__JOB__: Restate, exactly and without pictures, the lines from the start of the listing below through the line holding "const yTicks = [0, 5, 10, 15, 20];".
--- start of SOURCE MATERIAL ---
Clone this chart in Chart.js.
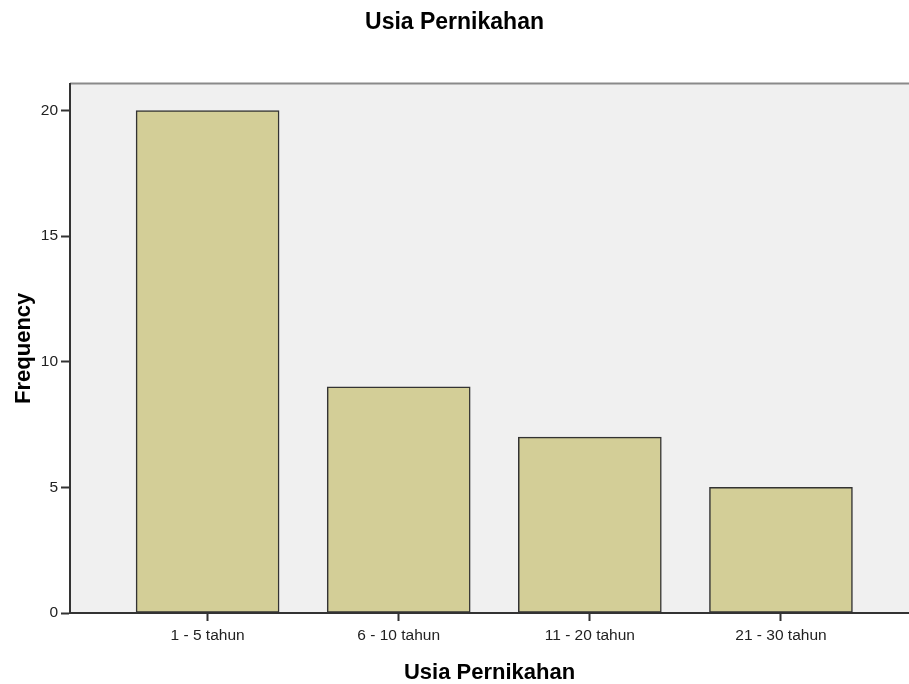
<!DOCTYPE html>
<html>
<head>
<meta charset="utf-8">
<script src="https://cdn.jsdelivr.net/npm/chart.js@4/dist/chart.umd.min.js"></script>
<style>
  html, body { margin: 0; padding: 0; background: #fff; }
  #wrap { width: 909px; height: 684px; }
</style>
</head>
<body>
<div id="wrap"><canvas id="chart" width="909" height="684"></canvas></div>
<script>
const categories = ["1 - 5 tahun", "6 - 10 tahun", "11 - 20 tahun", "21 - 30 tahun"];
const frequency = [20, 9, 7, 5];
const yTicks = [0, 5, 10, 15, 20];

const FONT = "'Liberation Sans', Arial, sans-serif";

// plot background + top border like SPSS
const plotBg = {
  id: "plotBg",
  beforeDraw(chart) {
    const { ctx, chartArea: a } = chart;
    ctx.save();
    ctx.fillStyle = "#f0f0f0";
    ctx.fillRect(a.left, a.top, a.right - a.left, a.bottom - a.top);
    ctx.strokeStyle = "#8a8a8a";
    ctx.lineWidth = 2;
    ctx.beginPath();
    ctx.moveTo(a.left, a.top);
    ctx.lineTo(a.right, a.top);
    ctx.stroke();
    ctx.restore();
  }
};

new Chart(document.getElementById("chart"), {
  type: "bar",
  data: {
    datasets: [{
      label: "Frequency",
      data: frequency.map((v, i) => ({ x: i, y: v })),
      backgroundColor: "#d3ce97",
      borderColor: "#333333",
      borderWidth: 1.5,
      borderSkipped: false,
      barThickness: 143
    }]
  },
  options: {
    responsive: false,
    animation: false,
    layout: { padding: { left: 0, right: 0, top: 0, bottom: 0 } },
    plugins: {
      legend: { display: false },
      tooltip: { enabled: false },
      title: {
        display: true,
        text: "Usia Pernikahan",
        color: "#000",
        font: { family: FONT, size: 23, weight: "bold" },
        padding: { top: 9, bottom: 47 }
      }
    },
    scales: {
      x: {
        type: "linear",
        offset: false,
        min: -0.72,
        max: 3.67,
        afterBuildTicks: s => { s.ticks = categories.map((c, i) => ({ value: i })); },
        afterFit: s => { s.height = 71; },
        ticks: {
          autoSkip: false,
          maxRotation: 0,
          padding: 5,
          color: "#222",
          font: { family: FONT, size: 15.5 },
          callback: v => categories[v]
        },
        grid: {
          display: true,
          offset: false,
          drawOnChartArea: false,
          drawTicks: true,
          tickLength: 8,
          tickWidth: 2,
          tickColor: "#333"
        },
        border: { display: true, color: "#333", width: 2 },
        title: {
          display: true,
          text: "Usia Pernikahan",
          color: "#000",
          font: { family: FONT, size: 22, weight: "bold" },
          padding: { top: 0, bottom: -2 }
        }
      },
      y: {
        min: 0,
        max: 21.07,
        afterBuildTicks: s => { s.ticks = yTicks.map(v => ({ value: v })); },
        afterFit: s => { s.width = 70; },
        ticks: {
          padding: 3,
          color: "#222",
          font: { family: FONT, size: 15.5 }
        },
        grid: {
          display: true,
          drawOnChartArea: false,
          drawTicks: true,
          tickLength: 9,
          tickWidth: 2,
          tickColor: "#333"
        },
        border: { display: true, color: "#333", width: 2 },
        title: {
          display: true,
          text: "Frequency",
          color: "#000",
          font: { family: FONT, size: 22, weight: "bold" },
          padding: { top: 11, bottom: 0 }
        }
      }
    }
  },
  plugins: [plotBg]
});
</script>
</body>
</html>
--- end of SOURCE MATERIAL ---
__CORRECT ANSWER__:
Clone this chart in Chart.js.
<!DOCTYPE html>
<html>
<head>
<meta charset="utf-8">
<script src="https://cdn.jsdelivr.net/npm/chart.js@4/dist/chart.umd.min.js"></script>
<style>
  html, body { margin: 0; padding: 0; background: #fff; }
  #wrap { width: 909px; height: 684px; }
</style>
</head>
<body>
<div id="wrap"><canvas id="chart" width="909" height="684"></canvas></div>
<script>
const categories = ["1 - 5 tahun", "6 - 10 tahun", "11 - 20 tahun", "21 - 30 tahun"];
const frequency = [20, 9, 7, 5];
const yTicks = [0, 5, 10, 15, 20];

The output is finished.